韓日国交正常化60周年を迎え両国の民間交流が一層盛んになっており、姉妹都市・友好都市の連携も深まっている。神奈川県の黒岩祐治知事が7月、京畿道を訪問し、友好提携35周年を記念する共同宣言を発表。産業協力や人的交流を促進し、神奈川県の経済力や特区の活用、韓国企業とのビジネスチャンス創出を目指す投資セミナーなどを開催。各地の自治体も文化・スポーツ交流を加速し、両国民の相互理解に寄与している。
京畿道と神奈川県は7月16日、交流協力強化に向けた共同宣言を採択した。
両自治体は1990年に友好提携を締結し、今年35周年を迎えた。今後、人的交流を通じてさらなる産業発展のため緊密に協力していくことで合意。この日、金東〓京畿道知事は同道を訪れた黒岩祐治・神奈川県知事と面談。共同宣言書に署名する式典が開かれた。
両知事は意見交換を行い、両地域の共通課題の解決に向けて、今後も協力・連携して取り組んでいくことを確認した。
これまでも多様な分野で交流を続けてきたが、共同宣言には共通の関心分野である高齢化への対応、気候変動、農業科学技術などの協力関係を強化するとの内容が盛り込まれた。
金知事は「両地域間の共同宣言が国交正常化60周年を迎えた韓日両国の協力のモメンタムになることを期待する」と述べた。

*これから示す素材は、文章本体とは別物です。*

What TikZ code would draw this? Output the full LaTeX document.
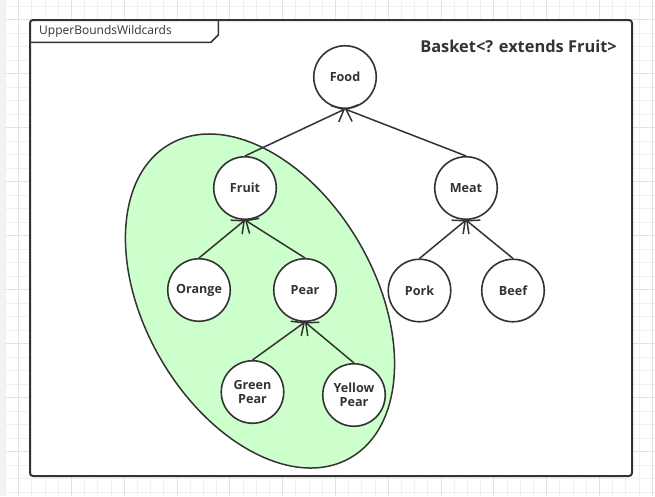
\documentclass[tikz,border=0pt]{standalone}
\usepackage{fontspec}
\setmainfont{Open Sans}
\usetikzlibrary{arrows.meta}
\definecolor{ink}{HTML}{333333}
\definecolor{gminor}{HTML}{F0F0F0}
\definecolor{gmajor}{HTML}{E2E2E2}
\definecolor{zone}{HTML}{CCFFCC}
\definecolor{strip}{HTML}{F2F2F2}
\begin{document}
\begin{tikzpicture}[x=1pt,y=-1pt,
  cnode/.style={circle, draw=ink, fill=white, line width=1.6pt, minimum size=62.5pt,
    inner sep=0pt, font=\fontsize{12.6}{13.5}\selectfont\bfseries, text=ink, align=center},
  link/.style={draw=ink, line width=1.5pt,
    -{Straight Barb[length=10pt,width=18pt,line width=1.5pt]}},
  minorline/.style={draw=gminor, line width=0.8pt},
  majorline/.style={draw=gmajor, line width=0.8pt}]
\useasboundingbox (0,0) rectangle (655,496);
\fill[white] (0,0) rectangle (655,496);
% grid
\foreach \k in {-3,...,46} {\draw[minorline] (45+13.2*\k,0) -- (45+13.2*\k,496);}
\foreach \k in {0,...,36} {\draw[minorline] (0,6+13.5*\k) -- (655,6+13.5*\k);}
\foreach \k in {-2,2,...,46} {\draw[majorline] (45+13.2*\k,0) -- (45+13.2*\k,496);}
\foreach \k in {1,5,...,33} {\draw[majorline] (0,6+13.5*\k) -- (655,6+13.5*\k);}
\fill[strip] (0,0) rectangle (4.5,496);
% frame
\draw[ink, fill=white, line width=2pt, rounded corners=3pt] (30,20) rectangle (632,476);
\draw[ink, line width=1.6pt] (30,42.3) -- (211,42.3) -- (218.3,35) -- (218.3,20);
\node[anchor=west, font=\fontsize{12}{13}\selectfont, text=ink, inner sep=0pt] (tabl) at (39,31) {UpperBoundsWildcards};
\node[anchor=east, font=\fontsize{16.4}{18}\selectfont\bfseries, text=ink, inner sep=0pt] (title) at (617,46) {Basket<? extends Fruit>};
% ellipse zone
\begin{scope}[shift={(260,301)}, rotate=-60]
  \draw[ink, fill=zone, line width=1.5pt] (0,0) ellipse [x radius=181pt, y radius=115pt];
\end{scope}
% nodes
\node[cnode] (food) at (345,77) {Food};
\node[cnode] (fruit) at (245,188) {Fruit};
\node[cnode] (meat) at (466,188) {Meat};
\node[cnode] (orange) at (199,290) {Orange};
\node[cnode] (pear) at (305,290) {Pear};
\node[cnode] (pork) at (419.5,290.5) {Pork};
\node[cnode] (beef) at (513,290.5) {Beef};
\node[cnode] (gpear) at (252.5,392) {Green\\Pear};
\node[cnode] (ypear) at (354,395) {Yellow\\Pear};
% edges
\draw[link] (fruit.north) -- (food.south);
\draw[link] (meat.north) -- (food.south);
\draw[link] (orange.north) -- (fruit.south);
\draw[link] (pear.north) -- (fruit.south);
\draw[link] (pork.north) -- (meat.south);
\draw[link] (beef.north) -- (meat.south);
\draw[link] (gpear.north) -- (pear.south);
\draw[link] (ypear.north) -- (pear.south);
\end{tikzpicture}
\end{document}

黒岩知事は、京畿道知事を務めたことのある李在明大統領の就任に祝意を表し、「今回の訪問を機に両地域間の友好交流がさらに深まることを期待する」とした。
黒岩知事は翌日、人材育成と研究開発の支援を目的として2024年に開設された光教バイオハブを訪問。バイオ系スタートアップ企業等に対してライフサイエンスに関する講演を行い、神奈川県のヘルスケア・ニューフロンティア施策などを紹介した。その後、京畿道・水原市のホテルで「神奈川投資セミナー」(主催=神奈川県、協力=京畿道・ジェトロソウル事務所)を開催。参加した韓国企業など約100人に対し、企業誘致施策「セレクト神奈川NEXT」や神奈川県のビジネス環境を説明。
神奈川県横浜市には昨年11月、京畿道水原市に本社を構えるサムスン電子が半導体技術の研究開発拠点を開設。そのほかLGグループは「LGジャパン・ラボ」を、現代自動車は日本法人を構えるなど、韓国を代表する企業の拠点となっている。また昨年4月には在日韓国人企業と韓国企業を結ぶための横浜韓国企業人連合会が発足するなど、韓日ビジネス連携を加速させている。

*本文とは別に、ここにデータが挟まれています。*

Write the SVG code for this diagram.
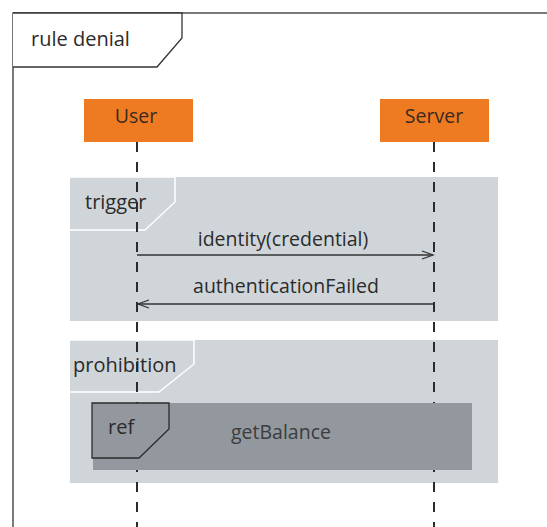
<svg xmlns="http://www.w3.org/2000/svg" width="547" height="527" viewBox="0 0 547 527">
<defs>
<style>
text{font-family:"Open Sans","DejaVu Sans",sans-serif;font-size:19.5px;fill:#2b2b2b}
.frag{fill:#d0d5d9}
.tab{fill:#d0d5d9;stroke:#ffffff;stroke-width:1.5}
.life{stroke:#2b2b2b;stroke-width:2;stroke-dasharray:10 10}
.msg{stroke:#333;stroke-width:1.3;fill:none}
.actor{fill:#ee7b22}
</style>
<marker id="ah" markerWidth="14" markerHeight="12" refX="12" refY="6" orient="auto" markerUnits="userSpaceOnUse">
<path d="M1,2 L12,6 L1,10" fill="none" stroke="#333" stroke-width="1.3"/>
</marker>
</defs>
<rect width="547" height="527" fill="#ffffff"/>
<g id="frame">
<rect x="13" y="13" width="600" height="600" fill="none" stroke="#333" stroke-width="1.3"/>
<path d="M13,13 L182,13 L182,38 L157,67 L13,67" fill="#ffffff" stroke="#333" stroke-width="1.3"/>
<text x="31" y="46" style="font-size:20px">rule denial</text>
</g>
<g id="trigger">
<rect class="frag" x="70" y="177" width="428" height="144"/>
<path class="tab" d="M70,177 L175,177 L175,202 L145,230 L70,230"/>
<text x="85" y="209" style="font-size:20px">trigger</text>
</g>
<g id="prohibition">
<rect class="frag" x="70" y="340" width="428" height="143"/>
<path class="tab" d="M70,340 L194,340 L194,364 L159,392 L70,392"/>
<text x="73" y="372" style="font-size:20px">prohibition</text>
</g>
<g id="lifelines">
<line class="life" x1="137" y1="142" x2="137" y2="527"/>
<line class="life" x1="434" y1="142" x2="434" y2="527"/>
</g>
<g id="User">
<rect class="actor" x="84" y="99" width="109" height="43"/>
<text x="136" y="123" text-anchor="middle" style="fill:#3b2a20">User</text>
</g>
<g id="Server">
<rect class="actor" x="380" y="99" width="109" height="43"/>
<text x="434" y="123" text-anchor="middle" style="fill:#3b2a20">Server</text>
</g>
<g id="connectors">
<line class="msg" x1="137" y1="255" x2="433" y2="255" marker-end="url(#ah)"/>
<text x="283" y="246" text-anchor="middle">identity(credential)</text>
<line class="msg" x1="433" y1="304" x2="138" y2="304" marker-end="url(#ah)"/>
<text x="286" y="293" text-anchor="middle">authenticationFailed</text>
</g>
<g id="ref">
<rect x="93" y="403" width="379" height="67" fill="#93989e"/>
<path d="M92,403 L169,403 L169,429 L139,458 L92,458 Z" fill="#93989e" stroke="#2b2b2b" stroke-width="1.3"/>
<text x="108" y="434" style="font-size:20px">ref</text>
<text x="231" y="439" style="fill:#3a3d40">getBalance</text>
</g>
</svg>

9月22日に、横浜市のパシフィコ横浜国立大ホールで韓日両国をつなぐ音楽と文化の祭典『日韓国交正常化60周年記念 日韓ミュージックショー(NKMS)』の開催も決定した。
■各地で交流イベント
10月10日には、札幌市と大田広域市の姉妹都市15周年記念友好音楽会を開催。東京都文京区とソウル特別市松坡区は昨年、姉妹都市として提携。9月には文京区・松坡区交流事業「韓国松坡区区民ツアー」を実施する。さいたま市と水原市は「ONLINE文化・語学交流2025」として6月から10月まで月1回、オンラインで民間交流を行っている。鳥取県米子市と束草市は10月に、姉妹都市提携30周年を迎えることから画家の美術交流展を開催。束草市と米子市との職員交流も拡大した。慶尚南道密陽市と岡山県瀬戸内市は5月、姉妹都市締結式を行った。現在、互いの公式SNS活用を行っている。また、各自治体で職員相互派遣なども活発化してきている。